## Given instruction
Wherever the string "this" appears, copy the whole line.

* START Provided material *

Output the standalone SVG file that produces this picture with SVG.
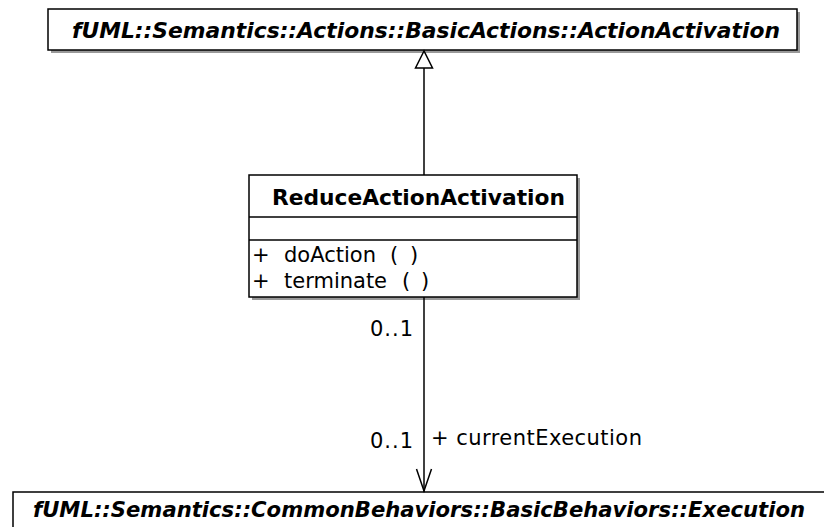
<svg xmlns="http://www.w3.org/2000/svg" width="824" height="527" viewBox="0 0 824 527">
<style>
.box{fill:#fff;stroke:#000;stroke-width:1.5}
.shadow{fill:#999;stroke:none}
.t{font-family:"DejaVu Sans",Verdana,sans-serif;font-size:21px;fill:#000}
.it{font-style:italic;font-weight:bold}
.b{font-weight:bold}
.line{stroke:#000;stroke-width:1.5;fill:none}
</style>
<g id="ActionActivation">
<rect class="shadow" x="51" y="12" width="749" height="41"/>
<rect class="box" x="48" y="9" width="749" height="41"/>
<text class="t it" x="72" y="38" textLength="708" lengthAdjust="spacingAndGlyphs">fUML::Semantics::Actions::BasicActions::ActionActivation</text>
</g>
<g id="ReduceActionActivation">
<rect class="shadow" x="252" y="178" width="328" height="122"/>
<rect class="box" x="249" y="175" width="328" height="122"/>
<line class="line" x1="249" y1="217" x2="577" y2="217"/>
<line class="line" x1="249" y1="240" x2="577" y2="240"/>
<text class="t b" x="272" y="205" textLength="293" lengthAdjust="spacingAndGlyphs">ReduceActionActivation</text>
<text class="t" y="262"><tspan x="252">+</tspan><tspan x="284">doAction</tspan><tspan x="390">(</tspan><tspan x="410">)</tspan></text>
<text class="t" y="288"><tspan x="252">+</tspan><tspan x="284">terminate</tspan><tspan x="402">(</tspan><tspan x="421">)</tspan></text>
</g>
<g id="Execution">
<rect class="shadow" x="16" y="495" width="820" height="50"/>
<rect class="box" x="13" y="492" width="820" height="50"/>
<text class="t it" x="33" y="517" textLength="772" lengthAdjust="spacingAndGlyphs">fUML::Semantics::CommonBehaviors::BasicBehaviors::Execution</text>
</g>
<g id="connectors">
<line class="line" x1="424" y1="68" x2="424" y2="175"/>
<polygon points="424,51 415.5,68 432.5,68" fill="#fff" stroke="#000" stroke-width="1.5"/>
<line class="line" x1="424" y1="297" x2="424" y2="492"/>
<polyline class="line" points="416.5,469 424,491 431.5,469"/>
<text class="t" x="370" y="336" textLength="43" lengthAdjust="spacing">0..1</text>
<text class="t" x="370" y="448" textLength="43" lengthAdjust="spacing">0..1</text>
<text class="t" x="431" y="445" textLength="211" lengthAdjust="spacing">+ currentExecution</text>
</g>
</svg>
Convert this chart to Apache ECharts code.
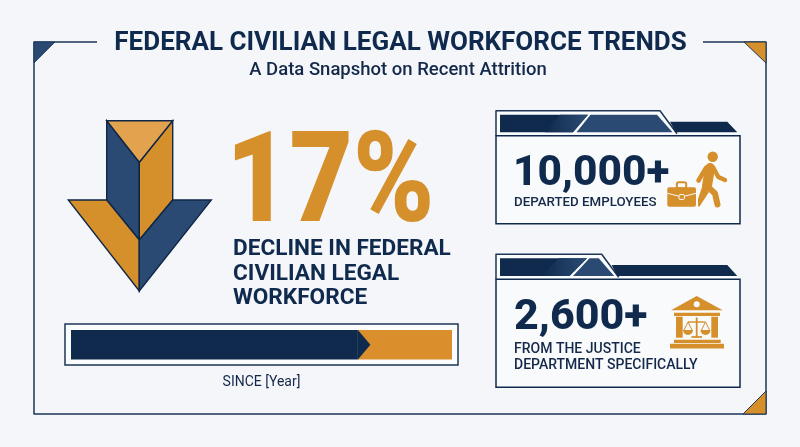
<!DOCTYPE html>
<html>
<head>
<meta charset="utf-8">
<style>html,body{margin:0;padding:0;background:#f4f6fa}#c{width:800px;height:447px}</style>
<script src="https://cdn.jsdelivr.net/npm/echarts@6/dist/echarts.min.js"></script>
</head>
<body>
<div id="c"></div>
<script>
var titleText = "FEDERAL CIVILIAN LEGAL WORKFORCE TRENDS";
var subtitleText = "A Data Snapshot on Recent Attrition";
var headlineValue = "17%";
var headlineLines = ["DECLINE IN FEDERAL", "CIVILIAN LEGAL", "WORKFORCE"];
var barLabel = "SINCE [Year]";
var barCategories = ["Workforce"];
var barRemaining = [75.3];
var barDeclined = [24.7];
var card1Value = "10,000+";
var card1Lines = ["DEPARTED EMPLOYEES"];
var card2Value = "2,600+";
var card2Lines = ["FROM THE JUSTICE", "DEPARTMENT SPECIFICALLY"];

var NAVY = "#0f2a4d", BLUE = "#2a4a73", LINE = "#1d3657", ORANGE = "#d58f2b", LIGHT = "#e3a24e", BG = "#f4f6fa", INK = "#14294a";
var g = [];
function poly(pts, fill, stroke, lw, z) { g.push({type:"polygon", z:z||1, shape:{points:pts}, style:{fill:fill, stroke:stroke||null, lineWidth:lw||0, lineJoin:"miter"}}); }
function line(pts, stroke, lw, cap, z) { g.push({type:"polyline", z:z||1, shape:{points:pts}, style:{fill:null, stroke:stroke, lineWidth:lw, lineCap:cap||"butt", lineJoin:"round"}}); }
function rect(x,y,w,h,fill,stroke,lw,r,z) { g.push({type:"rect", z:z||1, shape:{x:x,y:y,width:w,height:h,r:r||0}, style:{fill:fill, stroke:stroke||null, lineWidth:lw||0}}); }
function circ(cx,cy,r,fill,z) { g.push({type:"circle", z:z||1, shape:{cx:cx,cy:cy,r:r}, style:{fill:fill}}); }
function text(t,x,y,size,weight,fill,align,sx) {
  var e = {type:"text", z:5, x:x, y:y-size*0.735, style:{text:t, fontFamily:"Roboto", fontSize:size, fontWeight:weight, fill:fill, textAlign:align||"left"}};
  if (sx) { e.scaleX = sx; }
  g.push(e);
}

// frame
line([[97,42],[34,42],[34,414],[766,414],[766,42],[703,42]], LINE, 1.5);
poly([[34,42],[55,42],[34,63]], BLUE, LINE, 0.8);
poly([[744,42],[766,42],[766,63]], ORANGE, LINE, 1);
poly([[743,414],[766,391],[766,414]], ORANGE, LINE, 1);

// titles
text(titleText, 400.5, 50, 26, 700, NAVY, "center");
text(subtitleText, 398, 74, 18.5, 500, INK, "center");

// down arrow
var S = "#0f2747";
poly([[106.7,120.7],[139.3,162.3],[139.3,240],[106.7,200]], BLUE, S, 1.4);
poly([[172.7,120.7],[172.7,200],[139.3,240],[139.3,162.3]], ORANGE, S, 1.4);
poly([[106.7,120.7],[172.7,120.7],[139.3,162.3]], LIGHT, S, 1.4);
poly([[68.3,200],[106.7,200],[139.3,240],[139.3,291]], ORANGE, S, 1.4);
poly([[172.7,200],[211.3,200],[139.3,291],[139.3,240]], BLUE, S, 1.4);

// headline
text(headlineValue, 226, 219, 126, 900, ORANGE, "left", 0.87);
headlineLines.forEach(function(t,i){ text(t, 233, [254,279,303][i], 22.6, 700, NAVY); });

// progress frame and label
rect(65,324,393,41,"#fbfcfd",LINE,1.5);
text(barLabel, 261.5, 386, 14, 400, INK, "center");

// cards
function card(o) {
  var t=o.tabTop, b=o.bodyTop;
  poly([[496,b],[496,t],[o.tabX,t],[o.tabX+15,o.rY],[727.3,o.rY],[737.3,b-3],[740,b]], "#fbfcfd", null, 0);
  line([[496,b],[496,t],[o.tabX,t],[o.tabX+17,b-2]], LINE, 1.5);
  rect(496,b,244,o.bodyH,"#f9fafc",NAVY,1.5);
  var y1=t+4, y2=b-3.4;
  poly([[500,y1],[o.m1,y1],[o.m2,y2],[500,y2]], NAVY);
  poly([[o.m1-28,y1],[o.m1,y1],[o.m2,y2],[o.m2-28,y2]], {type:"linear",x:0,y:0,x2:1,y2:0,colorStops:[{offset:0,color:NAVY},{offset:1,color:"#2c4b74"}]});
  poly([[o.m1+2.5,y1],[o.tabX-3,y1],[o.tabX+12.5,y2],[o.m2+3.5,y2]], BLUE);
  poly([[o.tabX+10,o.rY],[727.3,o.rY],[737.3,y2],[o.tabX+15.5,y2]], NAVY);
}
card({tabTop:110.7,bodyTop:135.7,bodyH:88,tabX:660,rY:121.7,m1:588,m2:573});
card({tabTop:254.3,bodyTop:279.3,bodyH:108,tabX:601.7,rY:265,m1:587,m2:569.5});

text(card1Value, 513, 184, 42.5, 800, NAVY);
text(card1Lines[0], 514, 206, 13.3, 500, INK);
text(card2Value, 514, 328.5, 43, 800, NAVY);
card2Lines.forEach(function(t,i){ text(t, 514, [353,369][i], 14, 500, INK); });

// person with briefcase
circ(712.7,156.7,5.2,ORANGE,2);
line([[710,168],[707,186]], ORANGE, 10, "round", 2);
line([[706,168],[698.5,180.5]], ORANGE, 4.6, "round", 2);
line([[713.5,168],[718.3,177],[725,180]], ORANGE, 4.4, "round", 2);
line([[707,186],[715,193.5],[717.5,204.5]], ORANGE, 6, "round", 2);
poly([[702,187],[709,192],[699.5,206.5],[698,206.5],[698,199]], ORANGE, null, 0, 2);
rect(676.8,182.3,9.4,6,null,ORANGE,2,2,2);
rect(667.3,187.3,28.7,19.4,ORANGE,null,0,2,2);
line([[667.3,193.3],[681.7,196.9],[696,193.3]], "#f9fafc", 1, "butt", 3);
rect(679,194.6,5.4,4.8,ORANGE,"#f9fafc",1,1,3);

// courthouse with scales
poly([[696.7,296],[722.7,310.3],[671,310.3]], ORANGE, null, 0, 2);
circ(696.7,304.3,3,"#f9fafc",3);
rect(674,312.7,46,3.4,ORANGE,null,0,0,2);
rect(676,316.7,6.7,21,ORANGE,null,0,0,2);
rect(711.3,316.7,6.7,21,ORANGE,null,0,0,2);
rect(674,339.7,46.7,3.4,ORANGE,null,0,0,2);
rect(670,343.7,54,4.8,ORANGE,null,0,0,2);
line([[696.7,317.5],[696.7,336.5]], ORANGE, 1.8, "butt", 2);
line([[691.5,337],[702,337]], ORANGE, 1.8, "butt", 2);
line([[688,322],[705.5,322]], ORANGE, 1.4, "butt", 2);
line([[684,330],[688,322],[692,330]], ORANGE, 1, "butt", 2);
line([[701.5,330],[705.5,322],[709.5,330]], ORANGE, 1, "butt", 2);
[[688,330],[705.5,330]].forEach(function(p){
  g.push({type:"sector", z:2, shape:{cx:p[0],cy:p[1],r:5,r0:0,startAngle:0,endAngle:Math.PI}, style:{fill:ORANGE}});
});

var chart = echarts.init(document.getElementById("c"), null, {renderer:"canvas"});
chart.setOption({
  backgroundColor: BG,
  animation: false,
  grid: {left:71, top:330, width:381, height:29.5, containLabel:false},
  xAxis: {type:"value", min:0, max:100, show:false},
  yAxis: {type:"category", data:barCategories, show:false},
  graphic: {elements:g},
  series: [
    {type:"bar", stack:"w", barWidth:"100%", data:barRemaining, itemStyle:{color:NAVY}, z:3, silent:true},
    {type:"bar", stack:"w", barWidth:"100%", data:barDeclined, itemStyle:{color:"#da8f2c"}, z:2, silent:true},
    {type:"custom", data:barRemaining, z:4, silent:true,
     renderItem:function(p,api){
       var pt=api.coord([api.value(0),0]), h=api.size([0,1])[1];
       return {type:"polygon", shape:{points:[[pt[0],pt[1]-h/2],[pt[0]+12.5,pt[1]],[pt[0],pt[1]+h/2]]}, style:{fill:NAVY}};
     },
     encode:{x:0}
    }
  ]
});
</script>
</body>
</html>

* END Provided material *

## Exercise result
Output the standalone SVG file that produces this picture with SVG.
Convert this chart to Apache ECharts code.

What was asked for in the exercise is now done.